| REQUIRED TASK |
Quote, without change, all of the lines that follow.
--*--
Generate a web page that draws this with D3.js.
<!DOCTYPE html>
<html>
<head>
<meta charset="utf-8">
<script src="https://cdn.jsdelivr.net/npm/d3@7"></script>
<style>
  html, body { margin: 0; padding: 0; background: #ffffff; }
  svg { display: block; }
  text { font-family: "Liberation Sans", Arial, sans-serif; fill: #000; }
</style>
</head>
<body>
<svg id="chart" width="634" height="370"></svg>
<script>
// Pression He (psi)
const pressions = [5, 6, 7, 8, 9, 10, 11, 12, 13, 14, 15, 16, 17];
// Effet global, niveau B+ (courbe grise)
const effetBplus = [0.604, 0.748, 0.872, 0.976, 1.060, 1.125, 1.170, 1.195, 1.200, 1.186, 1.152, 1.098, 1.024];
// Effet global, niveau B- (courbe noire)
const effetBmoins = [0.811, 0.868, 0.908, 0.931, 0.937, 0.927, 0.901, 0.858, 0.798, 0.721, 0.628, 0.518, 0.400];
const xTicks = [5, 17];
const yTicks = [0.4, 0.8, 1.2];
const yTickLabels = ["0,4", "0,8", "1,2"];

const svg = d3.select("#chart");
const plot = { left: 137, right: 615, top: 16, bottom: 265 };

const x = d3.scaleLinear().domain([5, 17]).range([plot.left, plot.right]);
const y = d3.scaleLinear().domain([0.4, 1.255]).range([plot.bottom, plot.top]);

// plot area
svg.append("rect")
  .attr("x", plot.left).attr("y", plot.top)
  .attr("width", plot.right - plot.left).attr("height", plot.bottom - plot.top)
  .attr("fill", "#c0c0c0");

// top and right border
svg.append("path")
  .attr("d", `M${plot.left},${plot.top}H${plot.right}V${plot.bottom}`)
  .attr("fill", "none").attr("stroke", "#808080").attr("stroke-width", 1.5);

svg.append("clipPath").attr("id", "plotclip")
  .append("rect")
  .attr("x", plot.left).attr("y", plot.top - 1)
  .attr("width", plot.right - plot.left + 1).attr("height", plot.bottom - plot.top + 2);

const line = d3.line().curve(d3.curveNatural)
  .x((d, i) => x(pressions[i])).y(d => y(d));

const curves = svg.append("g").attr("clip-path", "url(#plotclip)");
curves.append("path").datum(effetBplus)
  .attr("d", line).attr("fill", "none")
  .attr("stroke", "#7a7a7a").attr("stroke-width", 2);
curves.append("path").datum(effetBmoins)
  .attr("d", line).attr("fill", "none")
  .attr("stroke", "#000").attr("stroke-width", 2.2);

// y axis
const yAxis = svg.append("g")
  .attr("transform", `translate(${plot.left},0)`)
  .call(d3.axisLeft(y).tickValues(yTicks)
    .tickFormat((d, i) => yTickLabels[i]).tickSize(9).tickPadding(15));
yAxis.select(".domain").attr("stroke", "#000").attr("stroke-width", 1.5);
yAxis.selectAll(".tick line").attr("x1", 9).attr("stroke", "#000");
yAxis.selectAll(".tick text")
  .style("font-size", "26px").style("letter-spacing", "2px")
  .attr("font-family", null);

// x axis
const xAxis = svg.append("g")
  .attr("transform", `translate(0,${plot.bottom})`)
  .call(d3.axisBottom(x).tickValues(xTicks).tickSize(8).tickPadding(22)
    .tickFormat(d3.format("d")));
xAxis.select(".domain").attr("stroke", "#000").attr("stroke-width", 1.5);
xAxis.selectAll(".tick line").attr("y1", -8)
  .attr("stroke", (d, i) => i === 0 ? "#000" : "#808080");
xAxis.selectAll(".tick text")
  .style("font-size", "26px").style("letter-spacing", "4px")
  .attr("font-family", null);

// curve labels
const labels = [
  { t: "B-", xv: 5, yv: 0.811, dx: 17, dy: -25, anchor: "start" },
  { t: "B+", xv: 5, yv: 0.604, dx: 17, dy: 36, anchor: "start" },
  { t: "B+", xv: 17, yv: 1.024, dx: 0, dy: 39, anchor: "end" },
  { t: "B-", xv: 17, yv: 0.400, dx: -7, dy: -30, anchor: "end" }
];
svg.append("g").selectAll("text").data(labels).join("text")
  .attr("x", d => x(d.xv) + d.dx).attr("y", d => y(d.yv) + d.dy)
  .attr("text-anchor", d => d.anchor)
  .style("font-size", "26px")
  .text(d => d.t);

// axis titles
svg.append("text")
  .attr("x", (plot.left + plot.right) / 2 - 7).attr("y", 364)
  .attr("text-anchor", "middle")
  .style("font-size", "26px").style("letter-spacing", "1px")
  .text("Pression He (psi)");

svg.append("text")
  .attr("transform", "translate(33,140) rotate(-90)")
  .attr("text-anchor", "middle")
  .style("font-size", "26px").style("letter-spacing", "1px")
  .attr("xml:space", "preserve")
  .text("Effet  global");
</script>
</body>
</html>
--*--
| ANSWER TO THE PROBLEM |
Generate a web page that draws this with D3.js.
<!DOCTYPE html>
<html>
<head>
<meta charset="utf-8">
<script src="https://cdn.jsdelivr.net/npm/d3@7"></script>
<style>
  html, body { margin: 0; padding: 0; background: #ffffff; }
  svg { display: block; }
  text { font-family: "Liberation Sans", Arial, sans-serif; fill: #000; }
</style>
</head>
<body>
<svg id="chart" width="634" height="370"></svg>
<script>
// Pression He (psi)
const pressions = [5, 6, 7, 8, 9, 10, 11, 12, 13, 14, 15, 16, 17];
// Effet global, niveau B+ (courbe grise)
const effetBplus = [0.604, 0.748, 0.872, 0.976, 1.060, 1.125, 1.170, 1.195, 1.200, 1.186, 1.152, 1.098, 1.024];
// Effet global, niveau B- (courbe noire)
const effetBmoins = [0.811, 0.868, 0.908, 0.931, 0.937, 0.927, 0.901, 0.858, 0.798, 0.721, 0.628, 0.518, 0.400];
const xTicks = [5, 17];
const yTicks = [0.4, 0.8, 1.2];
const yTickLabels = ["0,4", "0,8", "1,2"];

const svg = d3.select("#chart");
const plot = { left: 137, right: 615, top: 16, bottom: 265 };

const x = d3.scaleLinear().domain([5, 17]).range([plot.left, plot.right]);
const y = d3.scaleLinear().domain([0.4, 1.255]).range([plot.bottom, plot.top]);

// plot area
svg.append("rect")
  .attr("x", plot.left).attr("y", plot.top)
  .attr("width", plot.right - plot.left).attr("height", plot.bottom - plot.top)
  .attr("fill", "#c0c0c0");

// top and right border
svg.append("path")
  .attr("d", `M${plot.left},${plot.top}H${plot.right}V${plot.bottom}`)
  .attr("fill", "none").attr("stroke", "#808080").attr("stroke-width", 1.5);

svg.append("clipPath").attr("id", "plotclip")
  .append("rect")
  .attr("x", plot.left).attr("y", plot.top - 1)
  .attr("width", plot.right - plot.left + 1).attr("height", plot.bottom - plot.top + 2);

const line = d3.line().curve(d3.curveNatural)
  .x((d, i) => x(pressions[i])).y(d => y(d));

const curves = svg.append("g").attr("clip-path", "url(#plotclip)");
curves.append("path").datum(effetBplus)
  .attr("d", line).attr("fill", "none")
  .attr("stroke", "#7a7a7a").attr("stroke-width", 2);
curves.append("path").datum(effetBmoins)
  .attr("d", line).attr("fill", "none")
  .attr("stroke", "#000").attr("stroke-width", 2.2);

// y axis
const yAxis = svg.append("g")
  .attr("transform", `translate(${plot.left},0)`)
  .call(d3.axisLeft(y).tickValues(yTicks)
    .tickFormat((d, i) => yTickLabels[i]).tickSize(9).tickPadding(15));
yAxis.select(".domain").attr("stroke", "#000").attr("stroke-width", 1.5);
yAxis.selectAll(".tick line").attr("x1", 9).attr("stroke", "#000");
yAxis.selectAll(".tick text")
  .style("font-size", "26px").style("letter-spacing", "2px")
  .attr("font-family", null);

// x axis
const xAxis = svg.append("g")
  .attr("transform", `translate(0,${plot.bottom})`)
  .call(d3.axisBottom(x).tickValues(xTicks).tickSize(8).tickPadding(22)
    .tickFormat(d3.format("d")));
xAxis.select(".domain").attr("stroke", "#000").attr("stroke-width", 1.5);
xAxis.selectAll(".tick line").attr("y1", -8)
  .attr("stroke", (d, i) => i === 0 ? "#000" : "#808080");
xAxis.selectAll(".tick text")
  .style("font-size", "26px").style("letter-spacing", "4px")
  .attr("font-family", null);

// curve labels
const labels = [
  { t: "B-", xv: 5, yv: 0.811, dx: 17, dy: -25, anchor: "start" },
  { t: "B+", xv: 5, yv: 0.604, dx: 17, dy: 36, anchor: "start" },
  { t: "B+", xv: 17, yv: 1.024, dx: 0, dy: 39, anchor: "end" },
  { t: "B-", xv: 17, yv: 0.400, dx: -7, dy: -30, anchor: "end" }
];
svg.append("g").selectAll("text").data(labels).join("text")
  .attr("x", d => x(d.xv) + d.dx).attr("y", d => y(d.yv) + d.dy)
  .attr("text-anchor", d => d.anchor)
  .style("font-size", "26px")
  .text(d => d.t);

// axis titles
svg.append("text")
  .attr("x", (plot.left + plot.right) / 2 - 7).attr("y", 364)
  .attr("text-anchor", "middle")
  .style("font-size", "26px").style("letter-spacing", "1px")
  .text("Pression He (psi)");

svg.append("text")
  .attr("transform", "translate(33,140) rotate(-90)")
  .attr("text-anchor", "middle")
  .style("font-size", "26px").style("letter-spacing", "1px")
  .attr("xml:space", "preserve")
  .text("Effet  global");
</script>
</body>
</html>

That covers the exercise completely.